Namespace(cpu=0.005394999999998262, errors=array([ 11.54509989]),
fun=12.740754420865585, maxcv=0.01, nfev=13L, success=True,
wall=0.005403995513916016, x=array([ 42.59368211]))

They match exactly, as expected, so everything works fine. Of course if you have more than one nuisance parameters you can freely mix both approaches. Just don’t apply both on the same parameter, it doesn’t make sense.

Let’s do one-dimensional scans and plots for both approaches. Hopefully, you have an idea how to do it on the basis of the previous commands. Here are the commands for scanning with pull:

python ./gna ns --define peak.BackgroundRate central=14 relsigma=0.3 \
          -- gaussianpeak --name peak --nbins 10 \
          -- script scripts/gaussianpeak_data \
          -- dataset --name pulls --pull peak.BackgroundRate \
          -- analysis --name first_analysis --dataset peak_fakedata pulls \
          --observables peak/spectrum peak.BackgroundRate \
          -- chi2 first_analysis_chi2 first_analysis \
          -- minimizer first_analysis_minimizer minuit first_analysis_chi2 peak.BackgroundRate \
          -- scan --grid peak.Mu 0 150 0.5 --minimizer first_analysis_minimizer \
          --verbose --output /tmp/peak_scan_1d_pulls.hdf5

and covariance:

python ./gna ns --define peak.BackgroundRate central=14 relsigma=0.3 \
          -- gaussianpeak --name peak --nbins 10 \
          -- script scripts/gaussianpeak_data \
          -- analysis --name first_analysis --dataset peak_fakedata \
          --observables peak/spectrum --parameters peak.BackgroundRate \
          -- chi2 first_analysis_chi2 first_analysis \
          -- minimizer first_analysis_minimizer minuit first_analysis_chi2  \
          -- scan --grid peak.Mu 0 150 0.5 --minimizer first_analysis_minimizer \
          --verbose --output /tmp/peak_scan_1d_covariance.hdf5

The plotting commands are also different because of different minimizers for global minimization:

python ./gna ns --define peak.BackgroundRate central=14 relsigma=0.3 \
          -- gaussianpeak --name peak --nbins 10 \
          -- script scripts/gaussianpeak_data \
          -- dataset --name pulls --pull peak.BackgroundRate \
          -- analysis --name first_analysis --dataset peak_fakedata pulls \
          --observables peak/spectrum peak.BackgroundRate \
          -- chi2 first_analysis_chi2 first_analysis \
          -- minimizer first_analysis_minimizer minuit first_analysis_chi2 peak.Mu \
             peak.BackgroundRate \
          -- contour --chi2 /tmp/peak_scan_1d_pulls.hdf5 --plot chi2ci 1s 2s \
          --minimizer first_analysis_minimizer --show

and:

python ./gna ns --define peak.BackgroundRate central=14 relsigma=0.3 \
          -- gaussianpeak --name peak --nbins 10 \
          -- script scripts/gaussianpeak_data \
          -- analysis --name first_analysis --dataset peak_fakedata \
          --observables peak/spectrum --parameters peak.BackgroundRate \
          -- chi2 first_analysis_chi2 first_analysis \
          -- minimizer first_analysis_minimizer minuit first_analysis_chi2 peak.Mu \
          -- contour --chi2 /tmp/peak_scan_1d_covariance.hdf5 --plot chi2ci 1s 2s \
          --minimizer first_analysis_minimizer --show

I’m so sorry that the command line is verbose, please fix it whenever possible.

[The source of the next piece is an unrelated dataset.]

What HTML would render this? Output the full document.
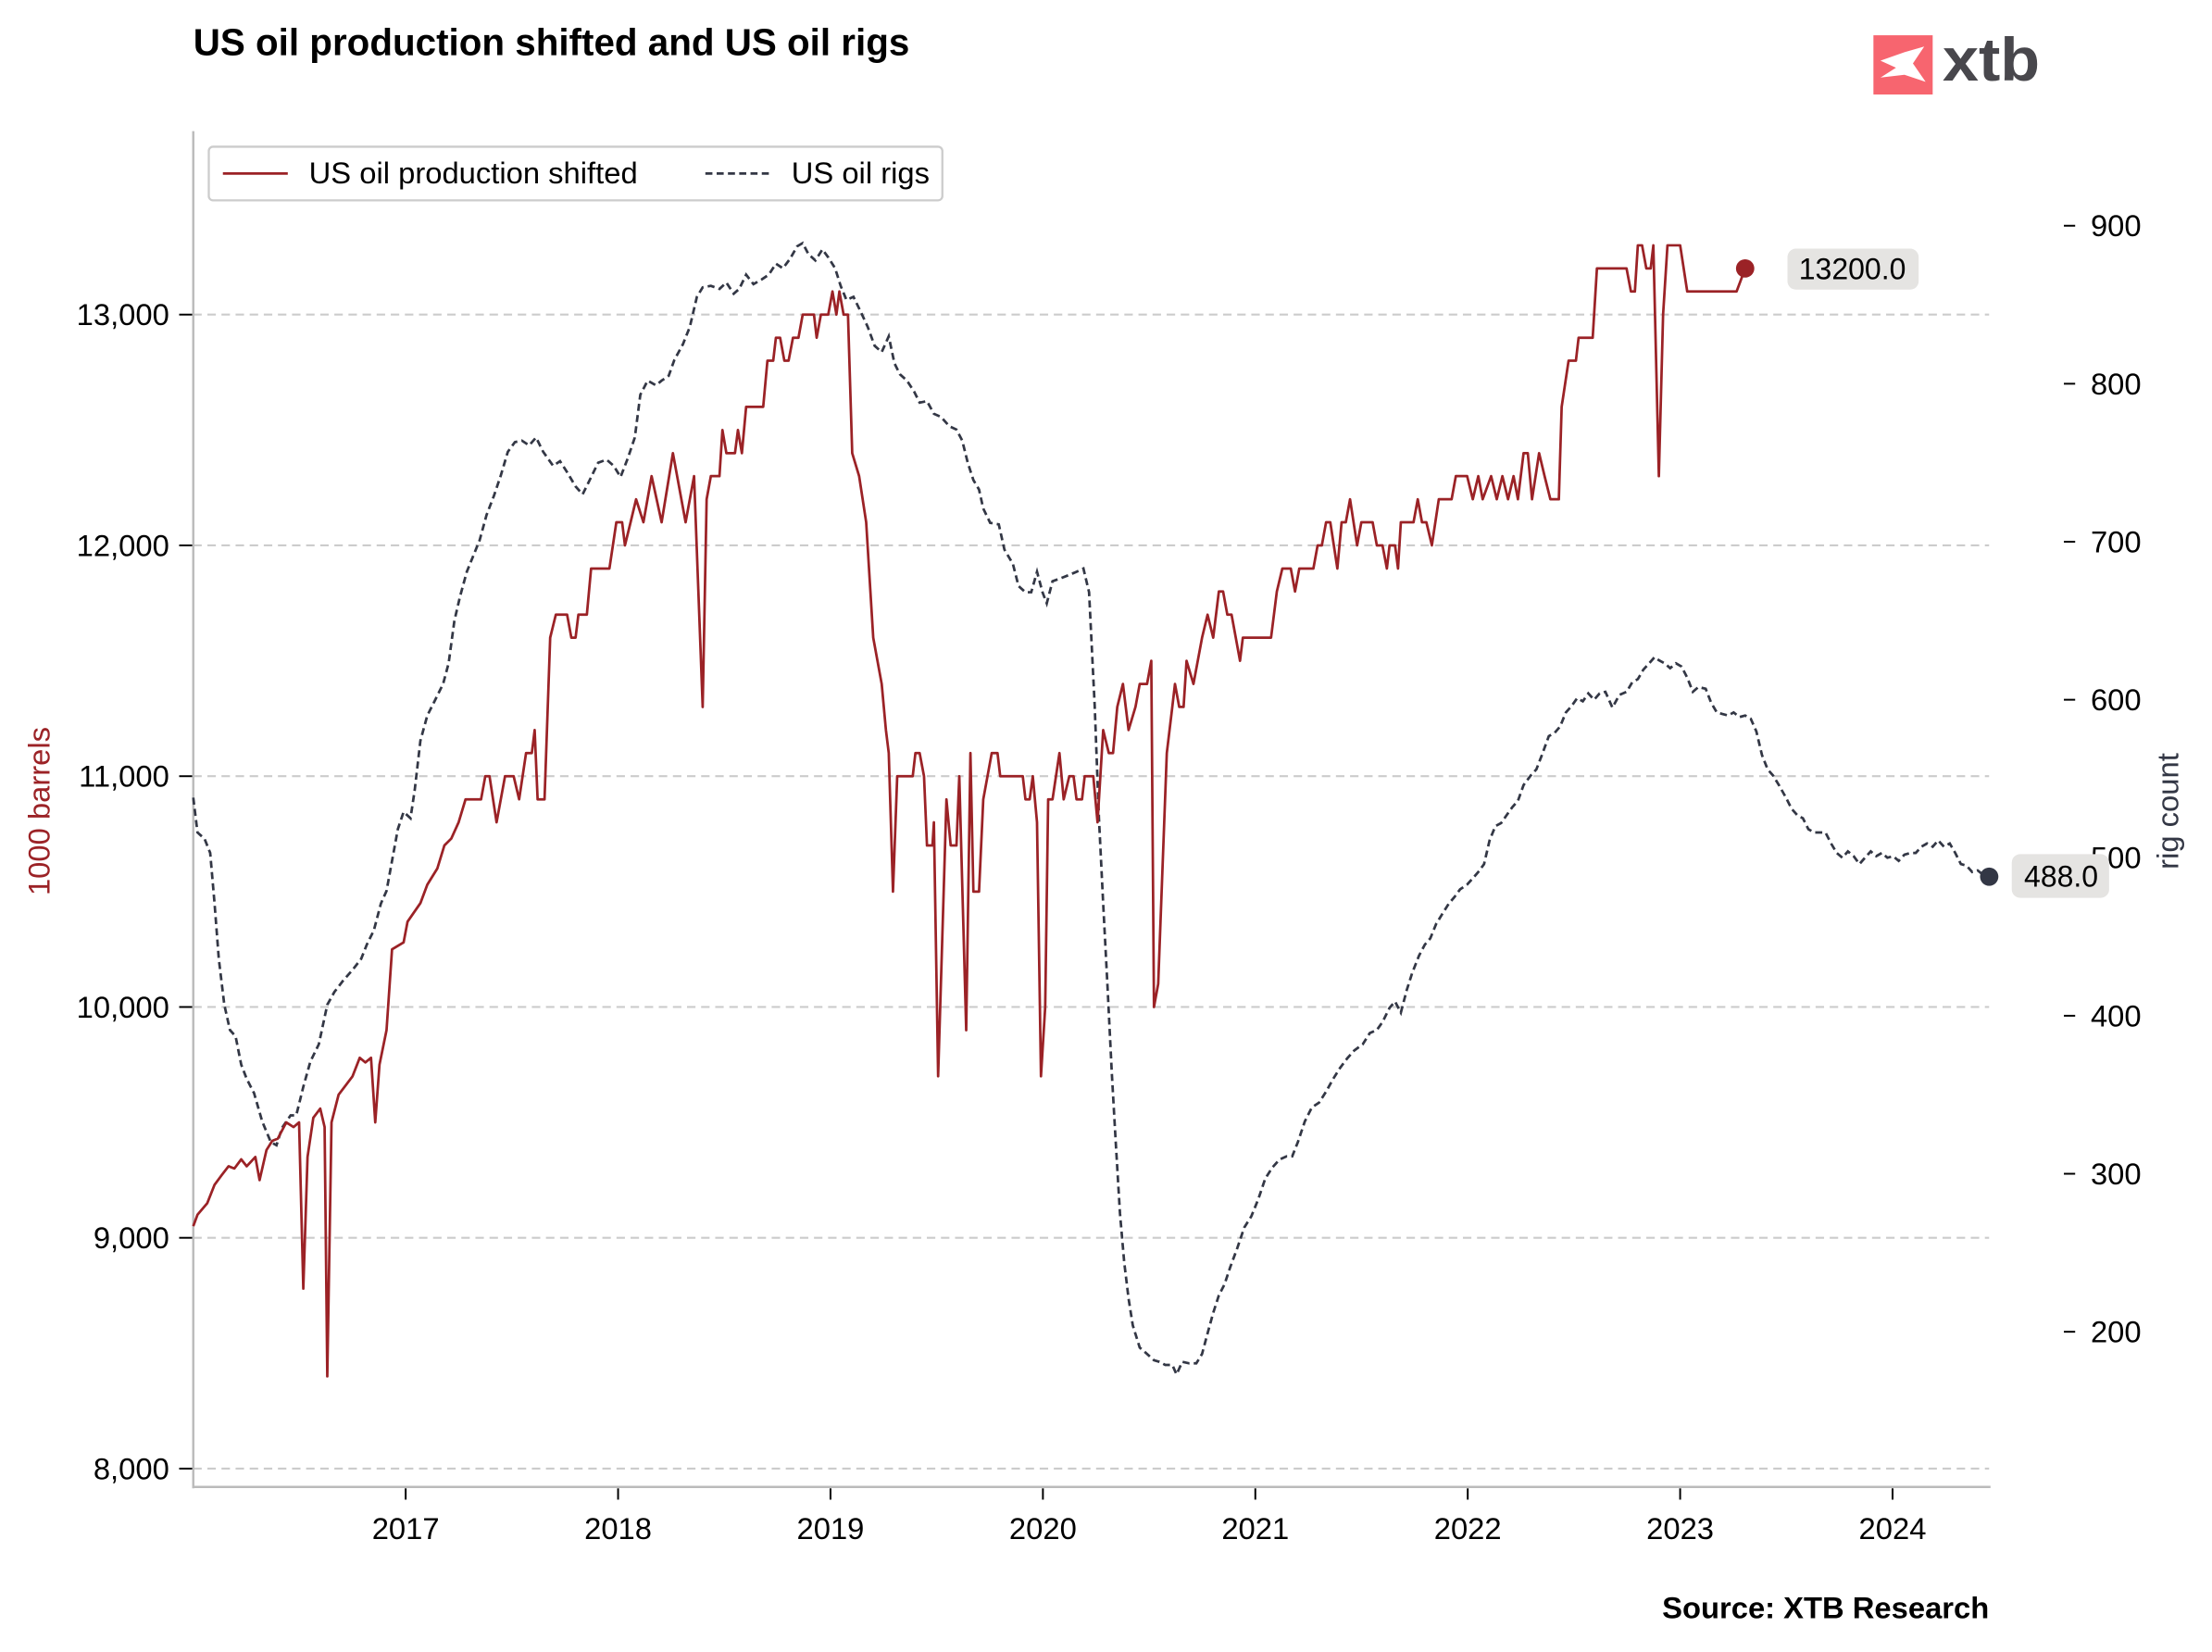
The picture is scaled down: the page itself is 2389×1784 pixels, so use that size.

And just a few words combined analysis. You can add as many datasets, observables and parameters as you want, but this will clearly need better interface than now. You can also add correlations between experiments inside one dataset, the API is very simple:

dataset.covariate(observable1, observable2, covariation_matrix)

The covariation matrix should be properly shaped (\(m \times n\), where \(m\) and \(n\) are dimensions of observable1 or observable2 correspondingly). covariation_matrix may be just a numpy array with numbers or computational graph output. All applicable covariations from the specified datasets will be used by analysis. This is not well tested though, so expect a lot of surprises and debugging. The only usage is in the gna.ui.oldreactors, please refer to it.